2 juillet 2025, Amsterdam, Pays-Bas  Ce mercredi a lieu la première audience préliminaire dans le cas qui oppose Greenpeace International à la compagnie pétrolière américaine Energy Transfer. Il s’agit du premier test majeur de la nouvelle directive européenne visant à lutter contre l’utilisation de procédures-baillons (ou ‘SLAPP’ en anglais) et à mieux protéger la liberté d’expression. Parallèlement, trente organisations dans onze pays européens appellent leurs gouvernements à transposer rapidement la directive dans leur législation nationale. En Belgique, une délégation du groupe de travail ‘anti-SLAPP’ s’entretient aujourd’hui avec le cabinet de la ministre de la Justice Annelies Verlinden.

La multinationale Energy Transfer, qui pèse plusieurs milliards de dollars, a mené deux procédures-bâillons contre Greenpeace aux Etats-Unis. La première a échoué mais la deuxième est toujours en cours. Un jury du Dakota du Nord a condamné Greenpeace International et Greenpeace USA à payer plus de 660 millions de dollars de dommages et intérêts à Energy Transfer.
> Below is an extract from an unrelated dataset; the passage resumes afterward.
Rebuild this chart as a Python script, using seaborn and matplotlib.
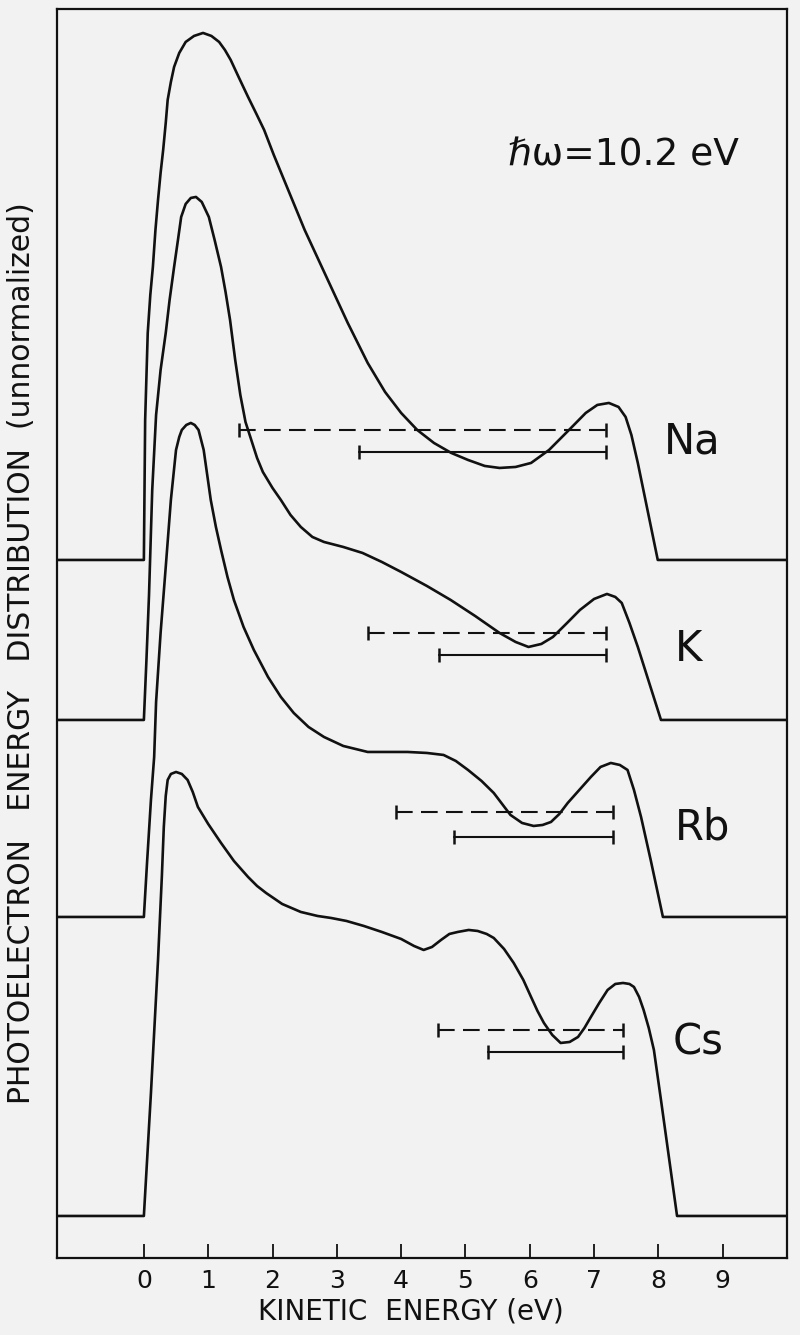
import matplotlib
matplotlib.use("Agg")
import matplotlib.pyplot as plt
import numpy as np
import pandas as pd
import seaborn as sns

# Energy axis in eV, distribution heights above each curve's own baseline (arb. units)
na_energy = [-1.35, 0.00, 0.02, 0.06, 0.10, 0.14, 0.18, 0.22, 0.26, 0.30, 0.34, 0.37, 0.42,
             0.47, 0.55, 0.65, 0.78, 0.92, 1.05, 1.17, 1.26, 1.35, 1.48, 1.62, 1.75, 1.87,
             2.02, 2.18, 2.50, 2.86, 3.17, 3.48, 3.75, 4.00, 4.25, 4.51, 4.78, 5.04, 5.30,
             5.53, 5.78, 6.02, 6.30, 6.61, 6.87, 7.05, 7.23, 7.38, 7.49, 7.58, 7.68, 7.99,
             10.0]
na_dist = [0, 0, 140, 227, 265, 293, 330, 360, 387, 410, 437, 460, 478,
           493, 507, 518, 524, 527, 524, 518, 510, 500, 482, 463, 446, 430,
           405, 380, 330, 280, 237, 197, 168, 147, 130, 117, 107, 100, 94,
           92, 93, 97, 110, 130, 147, 155, 157, 153, 143, 125, 97, 0,
           0]

k_energy = [-1.35, 0.00, 0.04, 0.08, 0.13, 0.19, 0.26, 0.34, 0.40, 0.47, 0.53, 0.58, 0.65,
            0.73, 0.81, 0.90, 1.01, 1.10, 1.20, 1.27, 1.34, 1.42, 1.50, 1.58, 1.67, 1.76,
            1.85, 2.00, 2.13, 2.28, 2.44, 2.62, 2.80, 3.10, 3.40, 3.70, 4.00, 4.40, 4.77,
            5.15, 5.53, 5.78, 5.98, 6.18, 6.36, 6.58, 6.78, 7.00, 7.20, 7.33, 7.43, 7.55,
            7.68, 8.04, 10.0]
k_dist = [0, 0, 60, 125, 230, 305, 350, 387, 420, 453, 480, 503, 516,
          522, 523, 518, 503, 480, 453, 428, 400, 360, 325, 298, 280, 262,
          248, 232, 220, 205, 193, 183, 178, 173, 167, 158, 148, 134, 120,
          104, 87, 78, 73, 76, 83, 97, 110, 121, 126, 123, 117, 97,
          73, 0, 0]

rb_energy = [-1.35, 0.00, 0.05, 0.11, 0.16, 0.19, 0.26, 0.34, 0.42, 0.50, 0.55, 0.59, 0.66,
             0.73, 0.79, 0.85, 0.93, 1.04, 1.12, 1.20, 1.30, 1.40, 1.55, 1.71, 1.93, 2.13,
             2.33, 2.56, 2.80, 3.10, 3.48, 3.80, 4.10, 4.40, 4.66, 4.85, 5.04, 5.25, 5.44,
             5.57, 5.70, 5.88, 6.06, 6.20, 6.33, 6.46, 6.59, 6.77, 6.95, 7.10, 7.26, 7.40,
             7.52, 7.62, 7.73, 7.88, 8.07, 10.0]
rb_dist = [0, 0, 55, 117, 160, 215, 284, 350, 417, 467, 480, 487, 492,
           494, 492, 487, 467, 417, 390, 367, 340, 317, 290, 267, 240, 220,
           204, 190, 180, 171, 165, 165, 165, 164, 162, 156, 147, 136, 124,
           113, 102, 94, 91, 92, 95, 103, 114, 127, 140, 150, 154, 152,
           147, 127, 100, 57, 0, 0]

cs_energy = [-1.35, 0.00, 0.11, 0.22, 0.28, 0.31, 0.34, 0.37, 0.42, 0.50, 0.59, 0.68, 0.76,
             0.84, 1.00, 1.20, 1.40, 1.62, 1.76, 1.90, 2.15, 2.44, 2.70, 2.91, 3.15, 3.42,
             3.70, 4.00, 4.20, 4.35, 4.48, 4.62, 4.75, 4.88, 5.05, 5.19, 5.33, 5.44, 5.60,
             5.75, 5.90, 6.02, 6.12, 6.22, 6.35, 6.48, 6.62, 6.75, 6.85, 6.95, 7.08, 7.21,
             7.33, 7.45, 7.55, 7.62, 7.70, 7.77, 7.85, 7.93, 8.04, 8.29, 10.0]
cs_dist = [0, 0, 123, 256, 340, 389, 420, 436, 442, 444, 442, 436, 424,
           409, 392, 373, 355, 339, 330, 323, 312, 304, 300, 298, 295, 290,
           284, 277, 270, 266, 269, 276, 282, 284, 286, 285, 282, 278, 267,
           253, 236, 219, 205, 193, 181, 173, 174, 179, 188, 199, 213, 226,
           232, 233, 232, 229, 219, 206, 188, 166, 116, 0, 0]

metals = ["Na", "K", "Rb", "Cs"]
baselines = [698, 538, 341, 42]

# energy ranges marked under each curve (dashed and solid bars), common upper end
dashed_lo = [1.48, 3.48, 3.92, 4.57]
solid_lo = [3.34, 4.59, 4.82, 5.35]
bar_hi = [7.18, 7.18, 7.29, 7.45]
dashed_h = [130, 87, 105, 186]
solid_h = [108, 65, 80, 164]

x_ticks = [0, 1, 2, 3, 4, 5, 6, 7, 8, 9]

curves = [(na_energy, na_dist), (k_energy, k_dist), (rb_energy, rb_dist), (cs_energy, cs_dist)]
frames = []
for name, base, (e, d) in zip(metals, baselines, curves):
    frames.append(pd.DataFrame({"energy": e, "dist": np.array(d) + base, "metal": name}))
df = pd.concat(frames, ignore_index=True)

sns.set_theme(style="white")
plt.rcParams["font.family"] = ["DejaVu Sans"]

fig = plt.figure(figsize=(8, 13.35), dpi=100)
fig.patch.set_facecolor("#f2f2f2")
ax = fig.add_axes([0.0713, 0.0577, 0.9125, 0.9356])
ax.set_facecolor("#f2f2f2")

ink = "#111111"
sns.lineplot(data=df, x="energy", y="dist", units="metal", estimator=None, sort=False,
             color=ink, linewidth=1.9, ax=ax)

for base, dl, sl, hi, dh, sh in zip(baselines, dashed_lo, solid_lo, bar_hi, dashed_h, solid_h):
    ax.plot([dl, hi], [base + dh, base + dh], color=ink, lw=1.5, ls=(0, (8, 4)))
    ax.plot([dl, hi], [base + dh, base + dh], color=ink, lw=0, marker="|", ms=9.5, mew=1.8)
    ax.plot([sl, hi], [base + sh, base + sh], color=ink, lw=1.5)
    ax.plot([sl, hi], [base + sh, base + sh], color=ink, lw=0, marker="|", ms=9.5, mew=1.8)

label_pos = [(8.52, 816), (8.47, 609), (8.69, 430), (8.61, 215)]
for name, (lx, ly) in zip(metals, label_pos):
    ax.text(lx, ly, name, fontsize=30, ha="center", va="center", color=ink)

ax.text(7.45, 1102, "ℏω=10.2 eV", fontsize=27, ha="center", va="center", color=ink)

ax.set_xlim(-1.35, 10.0)
ax.set_ylim(0, 1249)
ax.set_xticks(x_ticks)
ax.set_xticklabels([str(t) for t in x_ticks])
ax.set_yticks([])
ax.tick_params(axis="x", direction="in", length=10, width=1.3, color=ink,
               labelsize=18, pad=8, labelcolor=ink, bottom=True)
for s in ax.spines.values():
    s.set_visible(True)
    s.set_color(ink)
    s.set_linewidth(1.6)

ax.set_xlabel("KINETIC  ENERGY (eV)", fontsize=20, color=ink)
ax.xaxis.set_label_coords(0.485, -0.0432)
ax.xaxis.label.set_va("center")
ax.set_ylabel("PHOTOELECTRON   ENERGY   DISTRIBUTION  (unnormalized)", fontsize=21.5, color=ink)
ax.yaxis.set_label_coords(-0.048, 0.484)
ax.yaxis.label.set_va("center")

fig.savefig("out.png", dpi=100, facecolor=fig.get_facecolor())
Greenpeace a fait appel de cette décision. 

Des activistes de Greenpeace International et d’organisations alliées ont mené une action aujourd’hui devant le tribunal d’Amsterdam, déployant une banderole indiquant “Energy Transfer, bienvenue en Europe, ou la liberté d’expression existe toujours”.

“Les procédures-bâillons constituent une menace directe pour la liberté d’expression et le droit de protester pacifiquement” explique Mads Flarup Christensen, directeur de Greenpeace International . “L’affaire que nous menons ici face à Energy Transfer pourrait marquer un tournant dans la lutte contre les poursuites judiciaires destinées à intimider, et prouver que les entreprises ne peuvent pas obtenir gain de cause via un harcèlement judiciaire.”
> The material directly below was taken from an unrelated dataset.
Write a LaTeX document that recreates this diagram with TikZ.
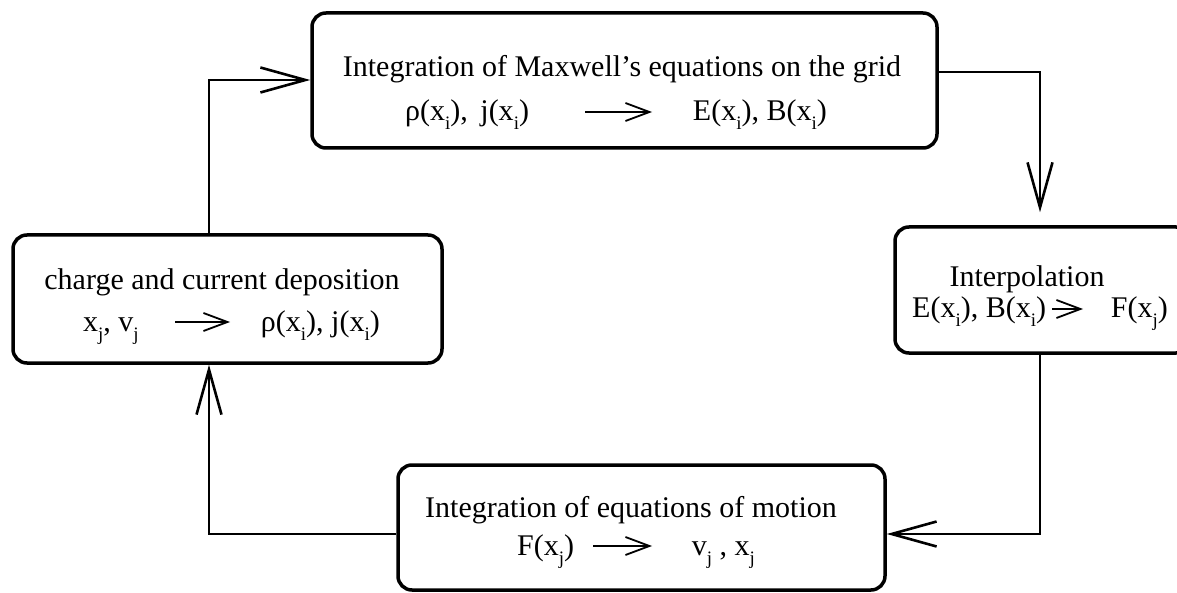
\documentclass[tikz,border=0pt]{standalone}
\usepackage{fontspec}
\setmainfont{Liberation Serif}
\usetikzlibrary{arrows.meta}
\newcommand\sbx[1]{\raisebox{-0.3em}{\fontsize{19}{19}\selectfont #1}}
\begin{document}
\begin{tikzpicture}[x=1pt,y=-1pt,
  box/.style={draw, line width=3.5pt, rounded corners=14pt, inner sep=0pt},
  conn/.style={line width=2.6pt, -{Straight Barb[length=45pt,width=25pt]}},
  iarr/.style={line width=1.8pt, -{Straight Barb[length=24pt,width=18pt]}},
  txt/.style={inner sep=0pt, font=\fontsize{30}{36}\selectfont}]
\useasboundingbox (0,0) rectangle (1177,593);
\clip (0,0) rectangle (1177,593);
% boxes
\node[box, minimum width=625pt, minimum height=135pt] (top) at (624.5,80.5) {};
\node[box, minimum width=429pt, minimum height=128pt] (left) at (227.5,299) {};
\node[box, minimum width=295pt, minimum height=126pt] (right) at (1042.5,290) {};
\node[box, minimum width=487pt, minimum height=125pt] (bottom) at (641.5,527.5) {};
% top texts
\node[txt, anchor=base] (t1) at (622,77) {Integration of Maxwell’s equations on the grid};
\node[txt, anchor=base west] (t2a) at (405,121) {ρ(x\sbx{i}),\, j(x\sbx{i})};
\node[txt, anchor=base east] (t2b) at (827,121) {E(x\sbx{i}), B(x\sbx{i})};
\coordinate (ta1) at (585,112); \coordinate (ta2) at (652,112);
\draw[iarr] (ta1) -- (ta2);
% left texts
\node[txt, anchor=base] (l1) at (222,290) {charge and current deposition};
\node[txt, anchor=base west] (l2a) at (83,331) {x\sbx{j}, v\sbx{j}};
\node[txt, anchor=base east] (l2b) at (380,331) {ρ(x\sbx{i}), j(x\sbx{i})};
\coordinate (la1) at (175,322); \coordinate (la2) at (230,322);
\draw[iarr] (la1) -- (la2);
% right texts
\node[txt, anchor=base] (r1) at (1027,287) {Interpolation};
\node[txt, anchor=base west] (r2a) at (912,318) {E(x\sbx{i}), B(x\sbx{i})};
\node[txt, anchor=base east] (r2b) at (1168,318) {F(x\sbx{j})};
\coordinate (ra1) at (1052,309); \coordinate (ra2) at (1083,309);
\draw[iarr] (ra1) -- (ra2);
% bottom texts
\node[txt, anchor=base] (b1) at (631,517) {Integration of equations of motion};
\node[txt, anchor=base west] (b2a) at (517,555) {F(x\sbx{j})};
\node[txt, anchor=base east] (b2b) at (755,555) {v\sbx{j} , x\sbx{j}};
\coordinate (ba1) at (593,546); \coordinate (ba2) at (652,546);
\draw[iarr] (ba1) -- (ba2);
% connectors
\draw[conn, shorten >=13pt] (top.east |- 0,72) -| (right.north -| 1040,0);
\draw[conn] (right.south -| 1040,0) |- (bottom.east |- 0,534);
\draw[conn] (bottom.west |- 0,534) -| (left.south -| 209,0);
\draw[conn] (left.north -| 209,0) |- (top.west |- 0,80);
\end{tikzpicture}
\end{document}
La coalition européenne contre les procédures-baillons (Coalition Against SLAPPs in Europe ou CASE), a recensé un total de 1049 procédures-baillons en Europe entre 2010 et 2023. Elle concerne des organisations, des journalistes, des activistes, etc. Les États membres de l’UE ont jusqu’au 7 mai 2026 pour transposer la directive anti-SLAPP dans leur législation nationale, mais jusqu’à présent, peu de progrès ont été réalisés. Trente organisations demandent donc aujourd’hui à travers l’Europe à leurs pays respectifs de mettre en œuvre la directive.

“Cela fait plus d’un an que la directive ‘anti-SLAPP’ a été adoptée, mais sa mise en œuvre dans la pratique est effroyablement lente” déplore Charlie Holt, de Global Climate Legal Defense et membre de CASE. “Le procès intenté par Greenpeace International aux Pays-Bas fait figure de premier test majeur pour cette directive. Si cette protection ne s’applique pas dans une affaire qui abuse aussi clairement et agressivement du droit, alors quand le fera-t-elle ? Tant qu’un signal juridique fort ne sera pas envoyé, notre démocratie restera vulnérable à ce genre d’intimidation judiciaire.”

Les procédures-bâillons en Belgique

Des exemples de procédures-bâillons existent aussi en Belgique. Rappelons le cas du journaliste indépendant David Leloup, attaqué à de nombreuses reprises alors qu’il enquêtait sur l’affaire de corruption Nethis/Publifin. La RTBFLe Soir ou SudInfo ont également fait l’objet de procédures-bâillons. Dans un autre registre, deux organisations de défense des droits des animaux ont récemment été poursuivies pour diffamation et atteinte à l’honneur après avoir publié des textes critiques.

“Les entreprises qui lancent ce genre d’affaires n’ont la plupart du temps même pas pour objectif de les gagner” explique Nadia Cornejo, porte-parole de Greenpeace Belgique. “Le but est d’intimider, de faire taire et de ruiner financièrement les voix critiques. Et l’effet dépasse souvent les cibles des ces affaires. Cela peut dissuader des initiatives émanant d’autres médias, organisations ou citoyen·nes.”

Dans de nombreux pays européens, des statues de figures célèbres de la résistance ont été symboliquement baillonnées, notamment celle du prêtre Daens à Alost.

Une délégation du groupe de travail belge ‘anti-SLAPP’, auquel participe Greenpeace Belgique, se rend aujourd’hui au cabinet de la ministre fédérale de la Justice, Annelies Verlinden. Elle demande une transposition ambitieuse de la directive européenne anti-SLAPP dans la législation belge, conformément au modèle de loi élaboré par le groupe de travail.